"Defalarca gezip gördüğüm, her seferinde yeni, değişik duygular yüklenerek döndüğüm özel bir yerdir, 
    benim için Çanakkale.

Çanakkale Rüyası isimli kitabının ilk sayfasında böyle başlıyor Osman Yıldız. Kitaba “Bilmediği, görmediği bir diyarda buldu kendini çocuk. Bir hamur gibi yoğrulmuştu duyguları büyükleri tarafından. Taşıyamıyordu artık içinde fırtınalar koparan dolmuşluğunu. Bir gün taşacaktı, taştı da. Şehit dedesinin mezarının bulmaya ve onunla buluşmaya ta Gelibolu’ya kadar gelme cesaretini ancak bu tarif edilmez sevgi ve arzu taşıyabilirdi. İşte o yüce toprağın üstündeydi artık.
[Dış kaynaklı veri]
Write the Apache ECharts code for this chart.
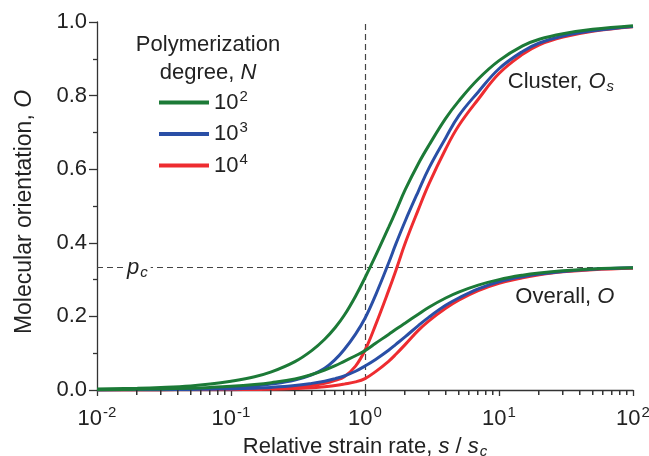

Avucuna bir miktar toprak alıp kendi kendine konuşmaya başladı birden çocuk.” Diye giriş yapıyor. Aslında bu girişle okuyucuyu olayın içine davet ediyor. Hem taze bilgiler veriyor hem de okuyucuyu nasıl geçtiğini anlamayacağı bir yolculuğun içine çekiyor.
Osman Yıldız’la seneler önce beraber çalıştık, kendisi müdürümdü. Seneler öncede böyle milli ve manevi hisleri yüksekti. Ses tonu da o çizgiye uygundu. Güzel ve anlamlı şiirler yazar, ülke meseleleri ile ilgili dinleyenleri yormayacak şekilde enteresan bilgiler verirdi. Sonra İstanbul’a yelken açtı ve oraya yerleşti.
Hayatın zorluklarının üst seviyede yaşandığı İstanbul gibi bir yerde de okuma yazma işlemine devam etmiş ve sekiz kitap üretmiş. “Günlerin Penceresinden-Günden Güne- Köremez” adlı üç şiir kitabı, “Çoban Ahmet ve Sürmeli Kuzu- Çanakkale Rüyası ve Gülizar” isimli üç Hikâye kitabı ve “Yangında Bir Nefes ve Damla” adlı iki roman yazmış ve okuyucularına emanet etmiş.
Anneler günü için annesine ve annelere yazdığı şu şiir pek çok özelliğini ortaya koyuyor.
Gönlümün sıkıntısına çare aradığım rahmetlik güzel anneme ve anne hasretini hisseden yüreklere diye ön cümle koymuş şiirine.
***
ANNE
Bir kristal vazoda muhteşem çiçek gibi,
Üstü güzellik sunar, alttan çürüse dibi.
Yüzünde hep gülücük, gözünde derinlik var,
Üşüyene sıcaklık, yanana serinlik var.
Sevgiyi bilmiyorsan, sarılasın boynuna,
Kolları kenetlerken, bastırır ya koynuna.
Akıveren sevgiyi anne hariç bilemez,
Hiçbiri onun gibi bana yavrum diyemez!
Üzüntüden yıpranan yüreğin söyler ise,
Onun kadar hassasça, dokunamaz 
hiç kimse.
Saklama sakın ondan kızıp deme 
bana ne,
Dilin zalimce sussa, yüreğin der 
al anne!
Sakın kırma vazoyu, sevgiye doyamazsın,
Biriktirdiğin ahları, yerine koyamazsın.
Ben şimdi çok muhtacım, dertlerimden kime ne,
Dileğim sende cennet, yanına çağır anne! 

***
Çanakkale sevdalısı Osman Yıldız, Sevdalısı olduğu konuda şiir yazmaz mı? 
ÇANAKKALE 
MEKTEPLİSİNE

Hepsi de kalem tutan birer mektepliydiler,
Korku nedir bilmeyen cesur yürekliydiler.
Söz konusu vatandı yalan da söylediler,
Okumuyoruz biz, hep işçiyiz dediler.

***
Tüfek nedir görmemiş eline almamıştı,
Daha o güne kadar yalınız kalmamıştı.
Koştu duraksamadan cephesinde ileri,
Alevler karşıladı çelikten bu neferi.

***
İçimizdeki cevherleri geç kalmadan ortaya çıkarmak, farkında olmak dileği ile…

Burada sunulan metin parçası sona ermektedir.